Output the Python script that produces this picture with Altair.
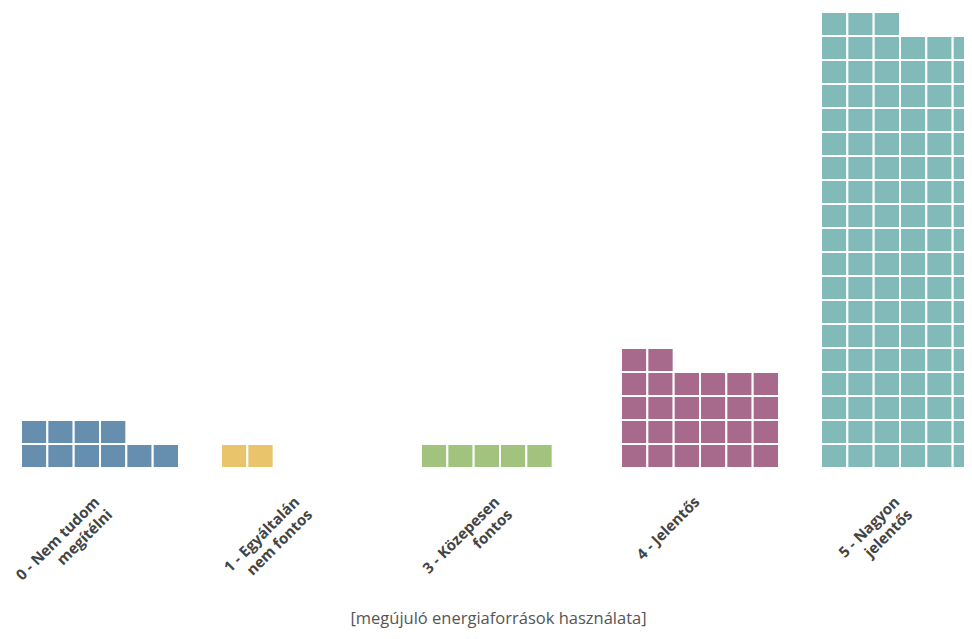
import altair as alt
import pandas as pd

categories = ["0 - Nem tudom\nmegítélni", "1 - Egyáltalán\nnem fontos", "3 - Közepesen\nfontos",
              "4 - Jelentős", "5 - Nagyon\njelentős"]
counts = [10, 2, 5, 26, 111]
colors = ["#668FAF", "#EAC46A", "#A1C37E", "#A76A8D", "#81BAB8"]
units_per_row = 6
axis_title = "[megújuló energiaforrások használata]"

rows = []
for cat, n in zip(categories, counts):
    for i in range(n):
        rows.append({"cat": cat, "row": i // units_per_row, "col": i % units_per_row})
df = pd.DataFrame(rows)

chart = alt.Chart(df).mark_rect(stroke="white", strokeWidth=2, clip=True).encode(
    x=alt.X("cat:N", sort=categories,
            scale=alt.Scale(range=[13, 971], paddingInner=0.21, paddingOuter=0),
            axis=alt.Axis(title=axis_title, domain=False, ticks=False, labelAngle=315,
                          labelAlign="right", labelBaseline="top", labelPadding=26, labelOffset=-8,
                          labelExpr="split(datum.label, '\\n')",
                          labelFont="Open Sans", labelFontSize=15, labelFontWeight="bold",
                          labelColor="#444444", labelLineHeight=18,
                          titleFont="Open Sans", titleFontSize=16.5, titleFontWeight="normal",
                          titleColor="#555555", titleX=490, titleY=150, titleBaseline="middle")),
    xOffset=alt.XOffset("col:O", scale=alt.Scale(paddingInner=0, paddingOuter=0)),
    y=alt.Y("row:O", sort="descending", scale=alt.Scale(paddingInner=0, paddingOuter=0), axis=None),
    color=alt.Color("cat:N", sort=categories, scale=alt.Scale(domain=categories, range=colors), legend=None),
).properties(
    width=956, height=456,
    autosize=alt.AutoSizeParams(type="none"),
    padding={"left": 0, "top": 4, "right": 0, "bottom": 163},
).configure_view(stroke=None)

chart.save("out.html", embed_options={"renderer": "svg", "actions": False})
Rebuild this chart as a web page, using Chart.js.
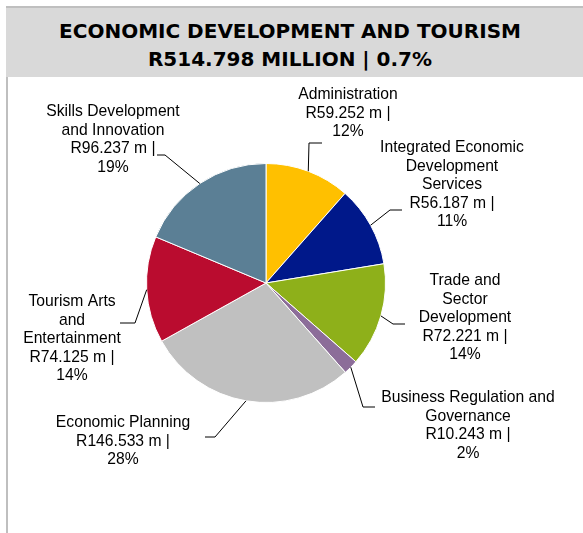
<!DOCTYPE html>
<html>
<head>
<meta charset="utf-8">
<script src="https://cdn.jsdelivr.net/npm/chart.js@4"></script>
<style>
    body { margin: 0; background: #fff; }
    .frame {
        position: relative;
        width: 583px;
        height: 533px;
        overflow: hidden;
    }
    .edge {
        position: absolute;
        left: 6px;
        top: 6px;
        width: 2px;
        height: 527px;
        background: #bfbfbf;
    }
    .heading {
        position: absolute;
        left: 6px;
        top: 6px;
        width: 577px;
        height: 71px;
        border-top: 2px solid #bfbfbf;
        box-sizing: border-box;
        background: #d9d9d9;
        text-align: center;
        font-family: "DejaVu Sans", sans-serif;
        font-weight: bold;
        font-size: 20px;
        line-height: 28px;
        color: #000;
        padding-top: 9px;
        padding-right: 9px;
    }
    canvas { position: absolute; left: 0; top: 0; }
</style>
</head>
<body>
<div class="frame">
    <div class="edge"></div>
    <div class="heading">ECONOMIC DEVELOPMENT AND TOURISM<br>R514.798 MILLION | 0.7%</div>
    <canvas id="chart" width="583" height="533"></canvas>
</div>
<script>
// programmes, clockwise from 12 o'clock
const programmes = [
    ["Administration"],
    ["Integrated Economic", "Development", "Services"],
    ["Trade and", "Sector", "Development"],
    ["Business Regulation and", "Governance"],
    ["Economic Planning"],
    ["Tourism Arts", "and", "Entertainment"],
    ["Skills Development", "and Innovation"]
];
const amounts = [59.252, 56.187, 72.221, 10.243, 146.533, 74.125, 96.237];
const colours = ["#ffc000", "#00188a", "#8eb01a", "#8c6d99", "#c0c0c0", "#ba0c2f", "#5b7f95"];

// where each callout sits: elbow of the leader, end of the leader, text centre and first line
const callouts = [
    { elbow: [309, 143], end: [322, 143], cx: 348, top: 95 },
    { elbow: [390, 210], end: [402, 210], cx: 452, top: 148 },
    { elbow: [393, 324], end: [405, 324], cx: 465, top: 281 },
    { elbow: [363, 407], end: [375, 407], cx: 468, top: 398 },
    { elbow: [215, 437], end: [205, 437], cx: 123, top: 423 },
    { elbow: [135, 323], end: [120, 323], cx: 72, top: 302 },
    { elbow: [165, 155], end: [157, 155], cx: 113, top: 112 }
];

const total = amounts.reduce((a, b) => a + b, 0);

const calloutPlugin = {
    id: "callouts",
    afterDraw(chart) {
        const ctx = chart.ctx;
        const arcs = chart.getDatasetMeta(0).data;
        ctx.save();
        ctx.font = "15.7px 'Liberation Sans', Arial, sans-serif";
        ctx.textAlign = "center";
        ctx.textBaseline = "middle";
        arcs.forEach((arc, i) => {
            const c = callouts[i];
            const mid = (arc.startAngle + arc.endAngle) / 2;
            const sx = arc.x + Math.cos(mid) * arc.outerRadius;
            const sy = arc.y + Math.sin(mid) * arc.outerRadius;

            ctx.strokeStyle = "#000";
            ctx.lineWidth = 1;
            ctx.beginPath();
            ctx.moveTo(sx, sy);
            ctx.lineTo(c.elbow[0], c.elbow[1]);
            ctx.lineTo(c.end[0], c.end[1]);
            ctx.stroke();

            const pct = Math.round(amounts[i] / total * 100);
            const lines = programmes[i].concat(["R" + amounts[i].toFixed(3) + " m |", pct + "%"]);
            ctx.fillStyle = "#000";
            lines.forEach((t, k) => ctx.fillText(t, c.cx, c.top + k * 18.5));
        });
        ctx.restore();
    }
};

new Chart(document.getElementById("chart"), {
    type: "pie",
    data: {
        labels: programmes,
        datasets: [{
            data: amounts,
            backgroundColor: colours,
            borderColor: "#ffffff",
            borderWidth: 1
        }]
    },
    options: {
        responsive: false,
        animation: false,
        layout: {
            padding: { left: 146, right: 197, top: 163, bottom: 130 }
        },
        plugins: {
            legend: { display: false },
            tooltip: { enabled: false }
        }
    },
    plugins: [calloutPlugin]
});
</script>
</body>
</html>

::::::::

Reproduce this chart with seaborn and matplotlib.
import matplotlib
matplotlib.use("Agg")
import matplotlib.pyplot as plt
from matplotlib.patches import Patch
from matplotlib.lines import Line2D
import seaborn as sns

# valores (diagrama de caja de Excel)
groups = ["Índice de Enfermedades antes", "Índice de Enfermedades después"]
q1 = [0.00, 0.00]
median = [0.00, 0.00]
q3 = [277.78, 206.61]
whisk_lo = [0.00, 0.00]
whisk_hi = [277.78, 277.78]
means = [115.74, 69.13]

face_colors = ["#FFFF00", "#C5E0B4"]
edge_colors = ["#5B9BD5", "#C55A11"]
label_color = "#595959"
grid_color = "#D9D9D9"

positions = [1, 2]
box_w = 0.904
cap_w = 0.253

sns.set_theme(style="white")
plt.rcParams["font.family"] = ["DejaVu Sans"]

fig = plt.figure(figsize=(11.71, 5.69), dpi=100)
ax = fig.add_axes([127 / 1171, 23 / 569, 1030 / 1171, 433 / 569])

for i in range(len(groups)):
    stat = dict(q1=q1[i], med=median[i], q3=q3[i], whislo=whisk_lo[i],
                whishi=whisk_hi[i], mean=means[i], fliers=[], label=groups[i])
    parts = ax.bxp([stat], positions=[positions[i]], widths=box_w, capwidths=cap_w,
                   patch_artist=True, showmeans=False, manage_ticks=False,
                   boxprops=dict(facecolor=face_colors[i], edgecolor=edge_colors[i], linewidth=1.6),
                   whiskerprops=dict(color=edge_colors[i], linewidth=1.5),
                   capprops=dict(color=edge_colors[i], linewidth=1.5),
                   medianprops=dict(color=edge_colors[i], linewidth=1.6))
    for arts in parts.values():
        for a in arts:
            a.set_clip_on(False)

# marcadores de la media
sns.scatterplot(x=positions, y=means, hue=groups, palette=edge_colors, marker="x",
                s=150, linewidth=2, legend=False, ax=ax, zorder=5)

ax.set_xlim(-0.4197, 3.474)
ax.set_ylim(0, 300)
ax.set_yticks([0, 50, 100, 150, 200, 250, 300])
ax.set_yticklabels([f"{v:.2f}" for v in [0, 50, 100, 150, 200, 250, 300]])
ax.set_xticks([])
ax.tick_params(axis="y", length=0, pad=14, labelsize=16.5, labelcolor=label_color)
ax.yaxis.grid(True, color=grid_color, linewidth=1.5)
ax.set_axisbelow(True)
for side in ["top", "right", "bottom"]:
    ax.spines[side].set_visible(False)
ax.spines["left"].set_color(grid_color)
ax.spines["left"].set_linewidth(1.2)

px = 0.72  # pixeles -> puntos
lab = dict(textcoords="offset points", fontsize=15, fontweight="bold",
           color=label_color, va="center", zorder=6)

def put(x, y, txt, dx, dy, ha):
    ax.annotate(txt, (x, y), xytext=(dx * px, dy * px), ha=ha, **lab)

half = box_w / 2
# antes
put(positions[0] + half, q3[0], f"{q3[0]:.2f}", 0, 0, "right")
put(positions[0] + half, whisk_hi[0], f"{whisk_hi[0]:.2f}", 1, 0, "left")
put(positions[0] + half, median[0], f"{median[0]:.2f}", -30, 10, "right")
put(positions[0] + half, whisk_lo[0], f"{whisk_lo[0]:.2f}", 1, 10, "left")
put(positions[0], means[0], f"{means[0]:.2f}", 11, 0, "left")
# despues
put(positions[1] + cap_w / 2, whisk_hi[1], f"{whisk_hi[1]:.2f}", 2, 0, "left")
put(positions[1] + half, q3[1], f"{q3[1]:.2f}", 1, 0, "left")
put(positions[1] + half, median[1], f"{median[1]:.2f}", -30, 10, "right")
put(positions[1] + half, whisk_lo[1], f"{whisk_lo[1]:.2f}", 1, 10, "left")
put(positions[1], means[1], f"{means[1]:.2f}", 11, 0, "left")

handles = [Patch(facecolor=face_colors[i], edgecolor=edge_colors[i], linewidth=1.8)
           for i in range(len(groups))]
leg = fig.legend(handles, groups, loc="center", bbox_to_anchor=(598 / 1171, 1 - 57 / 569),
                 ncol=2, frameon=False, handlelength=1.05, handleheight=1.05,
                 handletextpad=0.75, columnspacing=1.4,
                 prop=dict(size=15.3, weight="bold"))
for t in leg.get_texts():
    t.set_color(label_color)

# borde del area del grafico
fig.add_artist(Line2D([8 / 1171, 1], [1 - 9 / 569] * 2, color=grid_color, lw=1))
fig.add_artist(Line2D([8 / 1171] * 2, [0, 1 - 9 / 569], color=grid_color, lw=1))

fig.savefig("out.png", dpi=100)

::::::::

• [Goal of the exercise]
Return exactly the lines from the one with "Output the Python" to the one with "import pandas as pd", inclusive, and nothing else; skip the pictures.

• [Completed exercise]
Output the Python script that produces this picture with Altair.
import altair as alt
import pandas as pd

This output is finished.